To me, the question we ought to ask is whether since the policy has been conspicuously unsuccessful in recent years we ought to do more of it because the problem is now worse, or whether we are open to adaptation.

Daily Nation says Gov’t fed misinformation on bombing: “We are surrounded by liars.”

Mutumu Mathiu, Managing Editor of the Daily Nation, explains the confusion about the facts of the grenade killings in Uhuru Park:

For every inaccurate report in the newspaper, there is a chain of people who have lied and misled the press.

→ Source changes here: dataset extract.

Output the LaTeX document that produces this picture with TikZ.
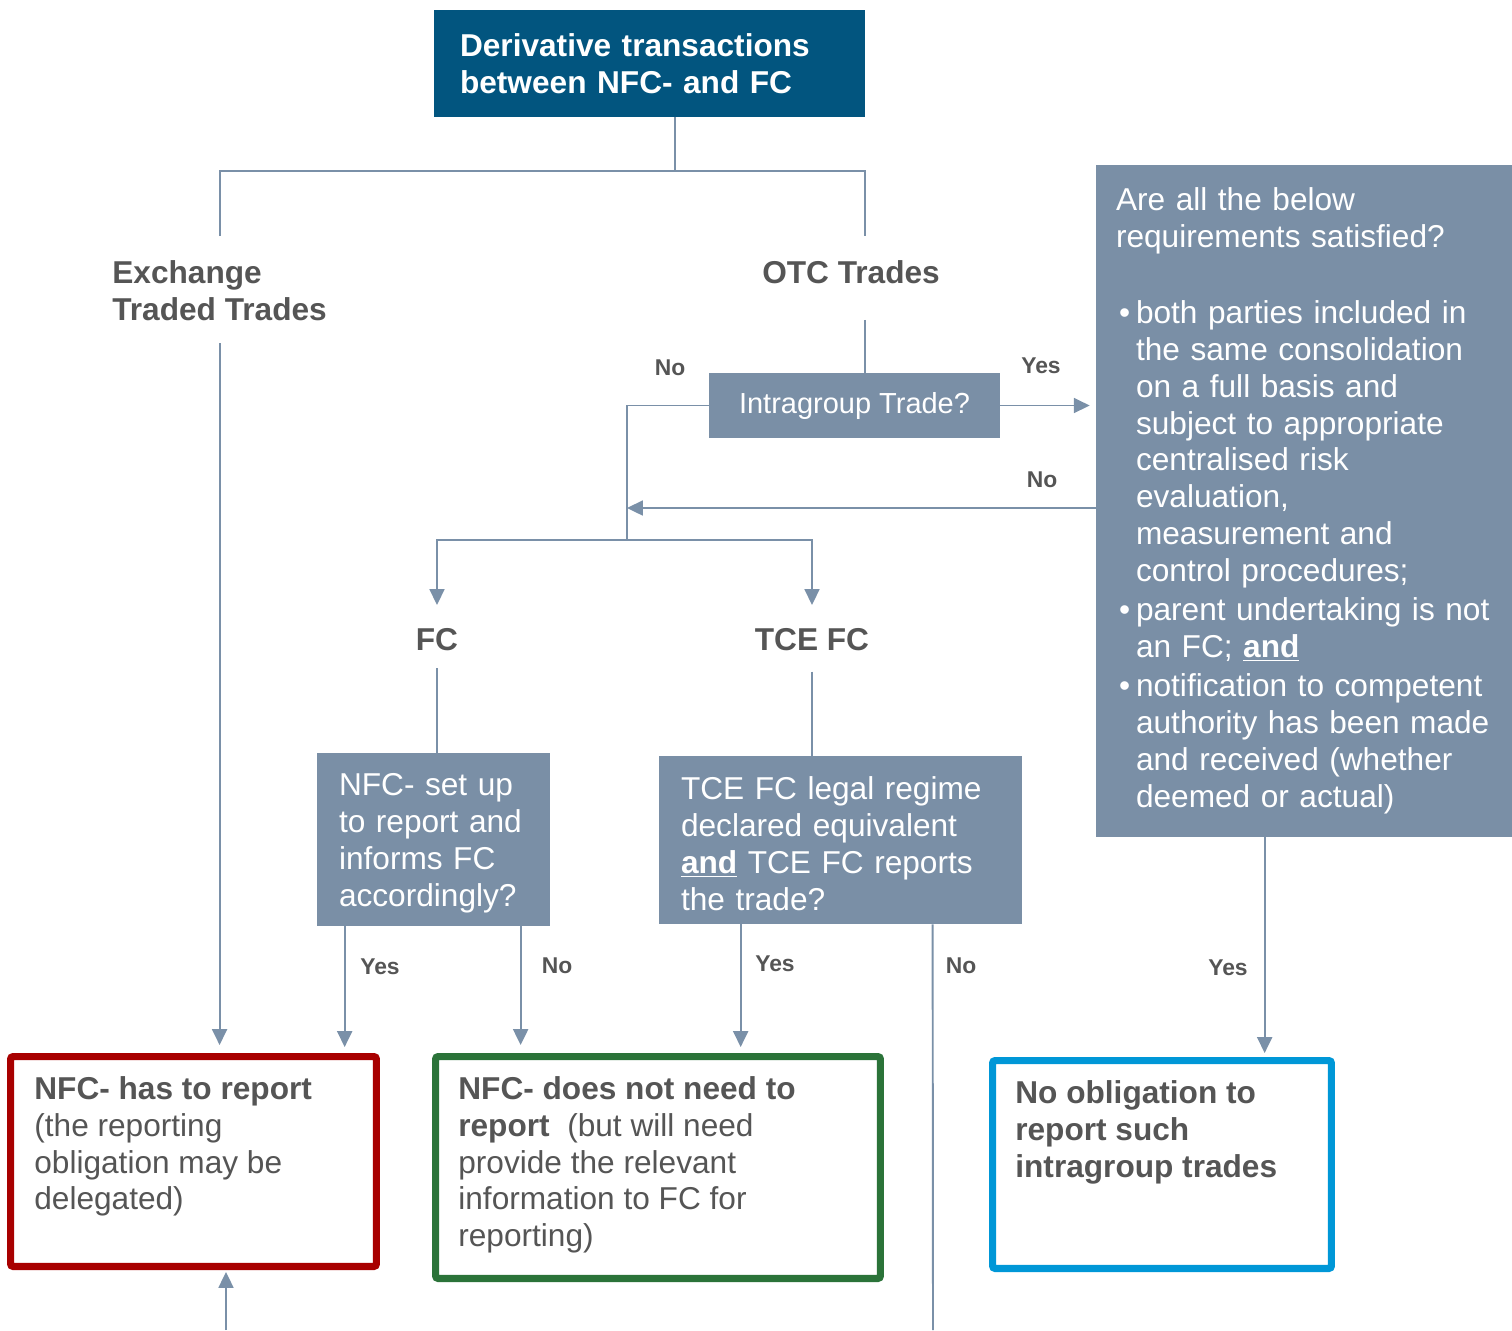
\documentclass[tikz,border=0pt]{standalone}
\usepackage{fontspec}
\setmainfont{Liberation Sans}
\usetikzlibrary{arrows.meta}
\usepackage{xcolor}

\definecolor{dkblue}{HTML}{02557F}
\definecolor{qgray}{HTML}{7A8FA6}
\definecolor{lnblue}{HTML}{7A90A8}
\definecolor{txtgray}{HTML}{555555}
\definecolor{repred}{HTML}{A80000}
\definecolor{norepgreen}{HTML}{2B7339}
\definecolor{nooblblue}{HTML}{0097D7}

\newcommand{\boxfont}{\fontsize{18}{21}\selectfont}
\newcommand{\itembul}{\hspace*{0.06cm}\makebox[0.34cm][l]{\textbullet}}
\newcommand{\itemcont}{\hspace*{0.4cm}}

\begin{document}
\begin{tikzpicture}[x=0.02cm, y=-0.02cm,
    conn/.style={draw=lnblue, line width=1.1pt},
    connarr/.style={conn, -{Triangle[width=8.5pt,length=9pt]}},
    qbox/.style={fill=qgray, text=white, align=left, inner xsep=0.44cm, inner ysep=0pt, font=\boxfont},
    outbox/.style={draw, line width=4pt, rounded corners=1.5pt, outer sep=0pt},
    restxt/.style={anchor=north west, inner sep=0pt, align=left, text=txtgray, font=\boxfont},
    hdr/.style={inner sep=0pt, align=left, text=txtgray, font=\bfseries\boxfont},
    lbl/.style={inner sep=0pt, text=txtgray, font=\bfseries\fontsize{13}{15}\selectfont}]

	\useasboundingbox (0,0) rectangle (1512,1330);

	% boxes and headings
	\node[fill=dkblue, text=white, font=\bfseries\boxfont, align=left, text width=7.58cm, inner xsep=0.52cm, minimum height=2.14cm] (top) at (649.5,63.5) {Derivative transactions\\between NFC- and FC};
	\node[hdr, anchor=west] (exch) at (112,291) {Exchange\\Traded Trades};
	\node[hdr] (otc) at (851,272) {OTC Trades};
	\node[qbox, font=\fontsize{16.5}{20}\selectfont, minimum width=5.82cm, minimum height=1.3cm] (ig) at (854.5,405.5) {Intragroup Trade?};
	\node[qbox, text width=7.52cm, inner xsep=0.4cm, minimum height=13.44cm] (req) at (1304,501) {Are all the below\\requirements satisfied?\\[22pt]
		\itembul both parties included in\\
		\itemcont the same consolidation\\
		\itemcont on a full basis and\\
		\itemcont subject to appropriate\\
		\itemcont centralised risk\\
		\itemcont evaluation,\\
		\itemcont measurement and\\
		\itemcont control procedures;\\[1pt]
		\itembul parent undertaking is not\\
		\itemcont an FC; \underline{\textbf{and}}\\[1.5pt]
		\itembul notification to competent\\
		\itemcont authority has been made\\
		\itemcont and received (whether\\
		\itemcont deemed or actual)\\[5pt]};
	\node[hdr] (fcl) at (437,640) {FC};
	\node[hdr] (tcel) at (812,640) {TCE FC};
	\node[qbox, text width=3.78cm, minimum height=3.46cm] (setup) at (433.5,839.5) {\rule{0pt}{17pt}NFC- set up\\to report and\\informs FC\\accordingly?};
	\node[qbox, text width=6.38cm, minimum height=3.36cm] (tce) at (840.5,840) {\rule{0pt}{17pt}TCE FC legal regime\\declared equivalent\\\underline{\textbf{and}} TCE FC reports\\the trade?};

	% outcomes
	\node[outbox, draw=repred, minimum width=7.32cm, minimum height=4.2cm] (nfcrep) at (193.5,1161.5) {};
	\node[outbox, draw=norepgreen, minimum width=8.9cm, minimum height=4.44cm] (nfcno) at (658,1167.5) {};
	\node[outbox, draw=nooblblue, minimum width=6.78cm, minimum height=4.16cm] (noobl) at (1162,1164.5) {};
	\node[restxt] (nfcreptxt) at (34,1076) {\textbf{NFC- has to report}\\(the reporting\\obligation may be\\delegated)};
	\node[restxt] (nfcnotxt) at (458,1076) {\textbf{NFC- does not need to}\\\textbf{report}\ \ (but will need\\provide the relevant\\information to FC for\\reporting)};
	\node[restxt] (noobltxt) at (1015,1080) {\textbf{No obligation to}\\\textbf{report such}\\\textbf{intragroup trades}};

	% yes / no labels
	\foreach \nm/\px/\py/\txt in {no1/670/368/No, yes1/1041/366/Yes, no2/1042/480/No, yes2/380/967/Yes,
		no3/557/966/No, yes3/775/964/Yes, no4/961/966/No, yes4/1228/968/Yes}{
		\node[lbl] (\nm) at (\px,\py) {\txt};
	}

	% junctions and drop points
	\coordinate (tj) at (675,171);
	\coordinate (ot) at (865,236);
	\coordinate (nj) at (627,540);
	\coordinate (nr) at (627,508);
	\coordinate (sy) at ([xshift=0.56cm]setup.south west);
	\coordinate (sn) at ([xshift=4.08cm]setup.south west);
	\coordinate (ty) at ([xshift=1.64cm]tce.south west);
	\coordinate (tn) at ([xshift=5.48cm]tce.south west);
	\coordinate (ry) at ([xshift=3.38cm]req.south west);
	\coordinate (tend) at (933,1330);
	\coordinate (rin) at (226,1330);

	% connectors
	\draw[conn] (top.south -| tj) -- (tj);
	\draw[conn] (exch.north |- ot) |- (tj) -| (ot);
	\draw[connarr, shorten <=0.44cm, shorten >=0.23cm] (exch.south) -- (exch.south |- nfcrep.north);
	\draw[conn, shorten <=0.72cm] (otc.south -| ot) -- (ig.north -| ot);
	\draw[connarr, shorten >=0.12cm] (ig.east) -- (ig.east -| req.west);
	\draw[conn] (ig.west) -| (nj);
	\draw[connarr] (nr -| req.west) -- (nr);
	\draw[connarr, shorten >=0.47cm] (nj) -| (fcl.north);
	\draw[connarr, shorten >=0.47cm] (nj) -| (tcel.north);
	\draw[conn, shorten <=0.33cm] (fcl.south) -- (fcl.south |- setup.north);
	\draw[conn, shorten <=0.4cm] (tcel.south) -- (tcel.south |- tce.north);
	\draw[connarr, shorten >=0.19cm] (sy) -- (sy |- nfcrep.north);
	\draw[connarr, shorten >=0.23cm] (sn) -- (sn |- nfcno.north);
	\draw[connarr, shorten >=0.19cm] (ty) -- (ty |- nfcno.north);
	\draw[conn] (tn) -- (tend);
	\draw[connarr, shorten >=0.15cm] (ry) -- (ry |- noobl.north);
	\draw[connarr, shorten >=0.11cm] (rin) -- (rin |- nfcrep.south);

\end{tikzpicture}
\end{document}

An official I called told me only 24 people had been hurt. Complete disinformation. Our reporter had physically counted 75 patients.
. . . .
Finally, officials speculated that it was a home-made device, made from party crackers. This is what we told Kenyans who read our early editions.

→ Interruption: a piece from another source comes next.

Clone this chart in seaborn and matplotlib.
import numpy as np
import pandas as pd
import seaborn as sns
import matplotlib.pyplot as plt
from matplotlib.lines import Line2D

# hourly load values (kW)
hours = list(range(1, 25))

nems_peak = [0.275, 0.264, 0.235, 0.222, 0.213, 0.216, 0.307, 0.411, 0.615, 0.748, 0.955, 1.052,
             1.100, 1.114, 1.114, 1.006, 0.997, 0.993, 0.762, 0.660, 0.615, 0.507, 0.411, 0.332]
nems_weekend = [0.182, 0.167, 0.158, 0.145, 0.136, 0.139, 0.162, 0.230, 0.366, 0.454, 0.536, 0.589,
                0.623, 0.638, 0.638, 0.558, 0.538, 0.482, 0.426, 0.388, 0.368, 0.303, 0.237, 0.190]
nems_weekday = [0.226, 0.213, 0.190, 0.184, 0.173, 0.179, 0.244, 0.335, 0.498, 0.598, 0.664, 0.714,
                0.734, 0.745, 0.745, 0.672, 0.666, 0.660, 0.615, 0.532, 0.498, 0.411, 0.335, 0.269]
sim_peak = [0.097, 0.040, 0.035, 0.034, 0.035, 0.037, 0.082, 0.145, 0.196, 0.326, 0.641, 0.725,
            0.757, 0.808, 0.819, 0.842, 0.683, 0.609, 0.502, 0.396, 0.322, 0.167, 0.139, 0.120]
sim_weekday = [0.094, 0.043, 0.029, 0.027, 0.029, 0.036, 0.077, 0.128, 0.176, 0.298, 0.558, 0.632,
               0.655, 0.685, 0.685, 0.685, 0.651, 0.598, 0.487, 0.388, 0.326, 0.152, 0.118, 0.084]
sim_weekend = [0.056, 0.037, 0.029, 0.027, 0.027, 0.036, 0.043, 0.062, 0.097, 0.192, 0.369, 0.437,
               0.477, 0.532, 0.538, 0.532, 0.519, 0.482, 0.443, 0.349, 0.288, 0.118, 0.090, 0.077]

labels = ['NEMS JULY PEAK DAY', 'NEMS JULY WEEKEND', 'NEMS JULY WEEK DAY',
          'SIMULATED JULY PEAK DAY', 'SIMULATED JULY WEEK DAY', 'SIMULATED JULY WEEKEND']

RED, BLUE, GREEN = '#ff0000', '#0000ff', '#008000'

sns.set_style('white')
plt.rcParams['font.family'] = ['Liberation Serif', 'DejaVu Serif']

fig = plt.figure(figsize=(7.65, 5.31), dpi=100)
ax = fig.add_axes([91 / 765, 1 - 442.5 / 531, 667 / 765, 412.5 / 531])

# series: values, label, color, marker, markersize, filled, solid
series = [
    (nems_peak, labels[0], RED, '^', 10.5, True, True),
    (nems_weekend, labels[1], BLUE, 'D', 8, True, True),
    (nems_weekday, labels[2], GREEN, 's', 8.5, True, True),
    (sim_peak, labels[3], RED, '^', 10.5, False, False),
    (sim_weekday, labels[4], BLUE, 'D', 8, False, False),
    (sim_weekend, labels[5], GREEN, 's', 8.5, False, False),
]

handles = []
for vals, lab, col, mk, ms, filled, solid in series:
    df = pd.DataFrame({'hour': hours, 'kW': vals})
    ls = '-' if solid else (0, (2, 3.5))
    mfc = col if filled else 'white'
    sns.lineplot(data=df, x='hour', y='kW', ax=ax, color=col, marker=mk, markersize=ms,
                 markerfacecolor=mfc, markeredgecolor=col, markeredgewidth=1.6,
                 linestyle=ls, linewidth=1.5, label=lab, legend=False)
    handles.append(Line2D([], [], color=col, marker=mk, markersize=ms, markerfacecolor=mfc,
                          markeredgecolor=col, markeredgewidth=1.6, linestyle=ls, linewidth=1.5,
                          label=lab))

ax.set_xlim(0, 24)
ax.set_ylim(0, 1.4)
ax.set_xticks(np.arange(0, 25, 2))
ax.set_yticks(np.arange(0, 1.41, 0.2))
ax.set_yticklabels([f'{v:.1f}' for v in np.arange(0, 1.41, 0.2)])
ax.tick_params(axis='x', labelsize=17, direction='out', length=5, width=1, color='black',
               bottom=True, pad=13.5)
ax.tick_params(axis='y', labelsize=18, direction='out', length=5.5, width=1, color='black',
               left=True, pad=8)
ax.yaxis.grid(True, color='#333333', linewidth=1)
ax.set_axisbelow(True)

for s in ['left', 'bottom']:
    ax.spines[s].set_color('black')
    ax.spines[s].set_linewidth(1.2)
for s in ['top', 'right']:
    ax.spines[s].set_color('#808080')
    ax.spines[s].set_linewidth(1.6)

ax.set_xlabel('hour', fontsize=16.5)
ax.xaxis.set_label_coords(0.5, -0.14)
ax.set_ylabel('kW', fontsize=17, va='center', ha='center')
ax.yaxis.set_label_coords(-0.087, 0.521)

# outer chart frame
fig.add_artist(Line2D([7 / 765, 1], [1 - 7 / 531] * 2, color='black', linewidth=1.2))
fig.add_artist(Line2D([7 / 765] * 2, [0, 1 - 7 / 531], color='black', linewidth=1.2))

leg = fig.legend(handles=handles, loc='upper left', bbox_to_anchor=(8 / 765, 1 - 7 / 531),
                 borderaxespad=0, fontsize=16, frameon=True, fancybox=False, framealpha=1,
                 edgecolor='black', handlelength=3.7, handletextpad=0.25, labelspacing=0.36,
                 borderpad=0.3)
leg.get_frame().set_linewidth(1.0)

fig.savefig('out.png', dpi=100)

We are surrounded by liars. The government does not hire people to give information to the media. It hires liars to mislead the media.

Update: Good writing on the context of the bombing from Jeffrey Gettleman in the NY Times.

Grenades said to cause 5 deaths at Nairobi “no” rally

The reporting on the tragedy around Sunday’s “No” rally against the new constitution in Uhuru Park has been a bit confused. Earlier BBC said the deaths were caused by a stampede and indicated that it was unclear whether there had really been an explosion or not. The AP report carried in the New York Times and elsewhere indicated an explosion, and now the latest on BBC has PM Odinga saying that the detonation of three grenades had been identified as the cause.

Raila also announced a government investigation. Hard to know to what extent the investigation will be serious, and to what extent there will be public information.

Obviously the referendum is going to be going forward in a tense environment. The latest polls, while still strongly “yes” suggest some erosion of support, and there does seem to be a sense that the issue is tightening up as various interests become clearer and swing into action both in public and behind the scenes.

Slow Post

I will be a bit delayed in giving more analysis and comment on things related to the Biden trip and other current topics due to other demands on my time with the oil spill and such. Please bear with me.

Lessons from South Mugirango?

The victory, by a huge margin, of the candidate of the now-small FORD-People party, indicates that at least in this constituency voters were not all that concerned about supporting the candidate of the national ODM leadership and campaigned for by Raila, or the PNU candidate endorsed in person by Kibaki and Kalonzo. Likewise, it clarified that ODM has split in part as has PNU.

Obviously the Political Parties Act has not yet resulted in any real clarity about party membership and stability and “coalitions”–as long as individual MPs continue to be “free agents” and party labels mean different things from one week or month to the next the effectiveness of Parliament, and its power vis-a-vis the executive, will be constrained.

The electronic reporting of voting results seems to have worked, on this one-off basis. The election was not close. We know from December 2007 what can happen when complacency sets in about the performance of an Election Commission due to limited examples of past performance, but at least the IIEC seems to have made this work.

Obviously there was plenty of misbehavior by candidates and their supporters–not too much indication that people are really sobered by the experience of 2007-08. At the same time, there was heavy security and things didn’t erupt. And, people probably got to chose their candidate at the end of the day.

Electronic Voting Reports Coming in from South Mugirango By-election

The Daily Nation story from Tom Otieno captures the flavor of elections in Kenya and is well worth a read.

Lots of interesting alliances, all keying up for the 2012 elections. The more things change, the more they stay the same–the focus is on who will be the next president which, in a way, means that the 2008 PEV “reform agenda” has failed (or was never attempted), regardless of what happens in the constitutional referendum on August 4.